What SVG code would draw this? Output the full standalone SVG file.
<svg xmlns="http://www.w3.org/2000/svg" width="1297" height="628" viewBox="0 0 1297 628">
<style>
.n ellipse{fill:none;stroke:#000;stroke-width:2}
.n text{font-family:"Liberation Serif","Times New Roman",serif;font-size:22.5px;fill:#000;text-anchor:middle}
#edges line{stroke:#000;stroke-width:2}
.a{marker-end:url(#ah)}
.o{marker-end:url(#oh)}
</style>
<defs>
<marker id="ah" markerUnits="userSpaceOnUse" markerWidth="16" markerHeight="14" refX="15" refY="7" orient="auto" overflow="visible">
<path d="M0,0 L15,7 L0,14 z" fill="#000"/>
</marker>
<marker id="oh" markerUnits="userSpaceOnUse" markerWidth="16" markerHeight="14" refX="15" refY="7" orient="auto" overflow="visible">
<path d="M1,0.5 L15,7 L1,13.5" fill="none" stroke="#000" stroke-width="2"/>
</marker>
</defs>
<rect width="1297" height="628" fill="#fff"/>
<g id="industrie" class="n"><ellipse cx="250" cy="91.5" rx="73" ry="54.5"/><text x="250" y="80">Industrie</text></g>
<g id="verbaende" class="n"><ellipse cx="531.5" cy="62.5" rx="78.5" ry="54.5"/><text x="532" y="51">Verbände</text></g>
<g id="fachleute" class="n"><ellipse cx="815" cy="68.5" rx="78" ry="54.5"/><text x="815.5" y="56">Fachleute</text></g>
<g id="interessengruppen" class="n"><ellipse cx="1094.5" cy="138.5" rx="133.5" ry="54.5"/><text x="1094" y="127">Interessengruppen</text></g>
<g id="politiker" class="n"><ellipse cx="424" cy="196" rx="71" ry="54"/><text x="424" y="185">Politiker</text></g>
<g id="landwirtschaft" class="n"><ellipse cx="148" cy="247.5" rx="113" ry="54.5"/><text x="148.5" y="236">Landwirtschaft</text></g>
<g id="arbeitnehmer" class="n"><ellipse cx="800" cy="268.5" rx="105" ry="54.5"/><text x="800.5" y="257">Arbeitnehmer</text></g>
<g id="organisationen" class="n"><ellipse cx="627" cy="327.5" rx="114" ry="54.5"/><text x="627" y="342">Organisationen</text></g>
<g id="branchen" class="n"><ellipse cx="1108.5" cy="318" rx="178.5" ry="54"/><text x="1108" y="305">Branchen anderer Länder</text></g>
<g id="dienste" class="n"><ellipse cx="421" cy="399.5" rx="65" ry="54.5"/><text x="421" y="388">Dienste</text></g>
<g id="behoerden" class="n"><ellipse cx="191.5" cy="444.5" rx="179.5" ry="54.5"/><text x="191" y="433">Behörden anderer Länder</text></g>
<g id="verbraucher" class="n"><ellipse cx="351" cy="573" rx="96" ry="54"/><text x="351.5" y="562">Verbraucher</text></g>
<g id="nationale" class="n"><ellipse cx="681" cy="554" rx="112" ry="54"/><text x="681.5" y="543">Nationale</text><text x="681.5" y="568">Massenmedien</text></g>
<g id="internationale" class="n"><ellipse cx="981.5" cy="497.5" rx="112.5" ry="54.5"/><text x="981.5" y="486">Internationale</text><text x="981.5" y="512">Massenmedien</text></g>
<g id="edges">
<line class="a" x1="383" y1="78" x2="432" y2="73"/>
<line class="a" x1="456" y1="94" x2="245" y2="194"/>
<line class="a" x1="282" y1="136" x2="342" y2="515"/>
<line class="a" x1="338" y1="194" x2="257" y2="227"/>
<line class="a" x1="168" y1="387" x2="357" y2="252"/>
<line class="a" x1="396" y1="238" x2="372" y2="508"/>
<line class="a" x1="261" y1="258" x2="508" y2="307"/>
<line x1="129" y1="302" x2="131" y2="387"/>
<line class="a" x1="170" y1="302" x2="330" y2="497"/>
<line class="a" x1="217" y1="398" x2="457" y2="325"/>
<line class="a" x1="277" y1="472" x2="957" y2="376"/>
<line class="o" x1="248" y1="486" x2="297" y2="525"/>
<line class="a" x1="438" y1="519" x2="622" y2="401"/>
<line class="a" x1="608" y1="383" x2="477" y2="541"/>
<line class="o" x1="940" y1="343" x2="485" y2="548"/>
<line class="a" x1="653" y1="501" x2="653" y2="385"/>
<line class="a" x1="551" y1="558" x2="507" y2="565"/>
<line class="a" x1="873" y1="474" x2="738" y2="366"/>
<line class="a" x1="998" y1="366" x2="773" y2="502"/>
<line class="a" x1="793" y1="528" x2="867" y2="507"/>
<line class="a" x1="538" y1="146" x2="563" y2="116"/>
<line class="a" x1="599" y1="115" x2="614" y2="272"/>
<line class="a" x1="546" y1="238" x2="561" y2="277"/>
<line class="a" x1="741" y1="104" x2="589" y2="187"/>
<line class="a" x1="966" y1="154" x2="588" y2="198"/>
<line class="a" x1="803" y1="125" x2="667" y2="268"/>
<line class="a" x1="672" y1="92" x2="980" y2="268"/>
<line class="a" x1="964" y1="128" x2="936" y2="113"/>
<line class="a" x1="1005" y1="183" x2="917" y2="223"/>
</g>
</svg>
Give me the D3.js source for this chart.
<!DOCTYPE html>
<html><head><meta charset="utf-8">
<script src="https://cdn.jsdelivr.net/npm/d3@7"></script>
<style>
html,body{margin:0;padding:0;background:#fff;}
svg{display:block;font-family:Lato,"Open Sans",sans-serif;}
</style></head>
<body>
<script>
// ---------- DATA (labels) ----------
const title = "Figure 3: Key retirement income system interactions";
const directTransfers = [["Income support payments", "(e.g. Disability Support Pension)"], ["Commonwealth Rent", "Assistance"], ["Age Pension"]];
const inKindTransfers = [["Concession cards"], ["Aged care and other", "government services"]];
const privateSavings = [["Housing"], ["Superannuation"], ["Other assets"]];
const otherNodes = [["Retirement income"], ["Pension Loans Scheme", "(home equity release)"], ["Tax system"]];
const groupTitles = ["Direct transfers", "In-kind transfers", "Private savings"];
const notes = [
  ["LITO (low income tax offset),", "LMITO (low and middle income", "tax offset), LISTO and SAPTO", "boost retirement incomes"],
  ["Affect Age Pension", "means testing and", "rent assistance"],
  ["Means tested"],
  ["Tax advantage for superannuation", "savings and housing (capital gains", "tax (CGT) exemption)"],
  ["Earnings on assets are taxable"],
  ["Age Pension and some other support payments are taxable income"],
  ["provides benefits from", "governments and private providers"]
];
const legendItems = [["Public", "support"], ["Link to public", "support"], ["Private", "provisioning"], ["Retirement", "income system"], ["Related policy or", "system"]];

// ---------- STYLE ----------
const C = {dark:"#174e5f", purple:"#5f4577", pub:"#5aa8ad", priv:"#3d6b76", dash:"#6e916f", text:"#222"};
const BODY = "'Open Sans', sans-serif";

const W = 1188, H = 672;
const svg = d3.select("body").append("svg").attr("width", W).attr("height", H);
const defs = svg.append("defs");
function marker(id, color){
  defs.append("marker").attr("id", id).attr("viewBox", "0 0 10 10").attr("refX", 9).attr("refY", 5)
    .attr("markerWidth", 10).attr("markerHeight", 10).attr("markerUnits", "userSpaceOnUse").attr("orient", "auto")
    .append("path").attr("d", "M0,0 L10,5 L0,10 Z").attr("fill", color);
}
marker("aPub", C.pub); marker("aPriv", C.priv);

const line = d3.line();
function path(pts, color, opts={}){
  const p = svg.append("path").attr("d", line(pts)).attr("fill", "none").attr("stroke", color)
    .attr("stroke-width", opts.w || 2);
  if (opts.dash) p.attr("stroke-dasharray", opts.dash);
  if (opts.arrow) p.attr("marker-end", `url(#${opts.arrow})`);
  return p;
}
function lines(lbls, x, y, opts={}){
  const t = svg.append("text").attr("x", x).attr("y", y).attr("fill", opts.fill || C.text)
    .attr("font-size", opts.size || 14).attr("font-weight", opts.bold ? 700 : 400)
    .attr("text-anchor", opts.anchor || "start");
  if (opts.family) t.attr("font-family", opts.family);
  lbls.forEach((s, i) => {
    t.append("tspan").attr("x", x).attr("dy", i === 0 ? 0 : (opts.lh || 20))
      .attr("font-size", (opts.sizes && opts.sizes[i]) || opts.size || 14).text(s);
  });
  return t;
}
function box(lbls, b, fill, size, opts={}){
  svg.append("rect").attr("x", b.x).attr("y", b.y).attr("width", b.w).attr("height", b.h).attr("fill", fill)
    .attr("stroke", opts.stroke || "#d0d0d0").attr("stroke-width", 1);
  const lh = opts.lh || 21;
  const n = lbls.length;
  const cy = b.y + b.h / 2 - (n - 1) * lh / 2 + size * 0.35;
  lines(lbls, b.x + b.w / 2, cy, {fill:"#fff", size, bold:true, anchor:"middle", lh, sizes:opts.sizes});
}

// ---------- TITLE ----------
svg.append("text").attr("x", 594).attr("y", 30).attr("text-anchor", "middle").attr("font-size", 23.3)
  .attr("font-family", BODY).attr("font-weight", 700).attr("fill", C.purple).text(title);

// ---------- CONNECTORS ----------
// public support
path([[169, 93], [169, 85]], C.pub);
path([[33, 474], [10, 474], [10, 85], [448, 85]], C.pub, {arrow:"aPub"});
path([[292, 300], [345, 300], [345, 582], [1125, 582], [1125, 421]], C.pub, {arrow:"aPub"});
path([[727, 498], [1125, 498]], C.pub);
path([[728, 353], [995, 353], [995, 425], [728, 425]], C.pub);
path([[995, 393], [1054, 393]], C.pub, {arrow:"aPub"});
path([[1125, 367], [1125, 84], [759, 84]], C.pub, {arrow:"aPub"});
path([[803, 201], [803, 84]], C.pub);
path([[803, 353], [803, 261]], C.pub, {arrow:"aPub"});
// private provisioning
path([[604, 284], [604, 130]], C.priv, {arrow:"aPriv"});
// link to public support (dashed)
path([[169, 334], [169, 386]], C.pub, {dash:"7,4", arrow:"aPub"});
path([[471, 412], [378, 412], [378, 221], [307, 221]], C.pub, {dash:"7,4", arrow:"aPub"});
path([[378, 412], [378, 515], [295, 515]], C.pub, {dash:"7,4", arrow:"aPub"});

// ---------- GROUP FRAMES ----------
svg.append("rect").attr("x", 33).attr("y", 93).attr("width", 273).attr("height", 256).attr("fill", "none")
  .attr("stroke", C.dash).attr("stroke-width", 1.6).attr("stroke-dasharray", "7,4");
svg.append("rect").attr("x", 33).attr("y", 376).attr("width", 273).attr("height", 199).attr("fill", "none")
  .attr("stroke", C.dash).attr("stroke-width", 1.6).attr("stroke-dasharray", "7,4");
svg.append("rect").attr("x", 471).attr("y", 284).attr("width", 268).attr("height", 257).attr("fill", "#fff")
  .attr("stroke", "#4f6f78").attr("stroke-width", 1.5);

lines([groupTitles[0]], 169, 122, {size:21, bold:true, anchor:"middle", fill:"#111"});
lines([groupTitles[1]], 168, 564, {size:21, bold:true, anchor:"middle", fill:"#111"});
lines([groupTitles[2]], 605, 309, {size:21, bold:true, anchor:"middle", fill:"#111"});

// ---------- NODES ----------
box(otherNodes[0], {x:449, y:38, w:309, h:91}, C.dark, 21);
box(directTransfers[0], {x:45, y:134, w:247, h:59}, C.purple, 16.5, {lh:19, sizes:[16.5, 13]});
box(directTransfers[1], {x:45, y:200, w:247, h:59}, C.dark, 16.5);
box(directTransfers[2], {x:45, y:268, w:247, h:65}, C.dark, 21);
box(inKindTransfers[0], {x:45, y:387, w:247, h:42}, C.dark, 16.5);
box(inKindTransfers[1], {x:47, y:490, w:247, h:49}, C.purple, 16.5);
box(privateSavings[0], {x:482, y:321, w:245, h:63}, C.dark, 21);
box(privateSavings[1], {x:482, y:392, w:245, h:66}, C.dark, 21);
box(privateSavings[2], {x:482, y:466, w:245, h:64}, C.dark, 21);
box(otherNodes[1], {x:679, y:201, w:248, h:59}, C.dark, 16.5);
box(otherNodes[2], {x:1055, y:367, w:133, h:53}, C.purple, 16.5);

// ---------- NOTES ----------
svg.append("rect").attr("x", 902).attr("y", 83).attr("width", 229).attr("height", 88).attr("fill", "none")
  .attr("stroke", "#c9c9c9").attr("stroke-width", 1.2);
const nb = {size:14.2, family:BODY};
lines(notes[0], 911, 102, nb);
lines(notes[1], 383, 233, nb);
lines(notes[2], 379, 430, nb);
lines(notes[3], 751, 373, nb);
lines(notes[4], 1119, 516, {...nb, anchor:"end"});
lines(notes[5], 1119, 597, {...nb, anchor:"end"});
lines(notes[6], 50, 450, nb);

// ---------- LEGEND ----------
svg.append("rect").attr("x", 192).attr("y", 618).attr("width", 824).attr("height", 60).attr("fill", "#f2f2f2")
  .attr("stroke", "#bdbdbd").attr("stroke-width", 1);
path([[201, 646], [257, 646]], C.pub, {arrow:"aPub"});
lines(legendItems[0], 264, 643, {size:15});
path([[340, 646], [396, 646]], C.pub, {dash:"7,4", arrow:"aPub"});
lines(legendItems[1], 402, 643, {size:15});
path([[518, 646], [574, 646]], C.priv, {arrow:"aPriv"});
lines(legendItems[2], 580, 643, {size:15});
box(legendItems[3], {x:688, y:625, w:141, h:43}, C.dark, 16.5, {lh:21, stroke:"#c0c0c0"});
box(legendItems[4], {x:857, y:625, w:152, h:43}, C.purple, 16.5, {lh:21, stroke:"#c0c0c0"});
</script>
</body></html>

———

Problem requirements:
How many lines in these entries contain the string "this"? State the number and nothing more.

Correct response:
2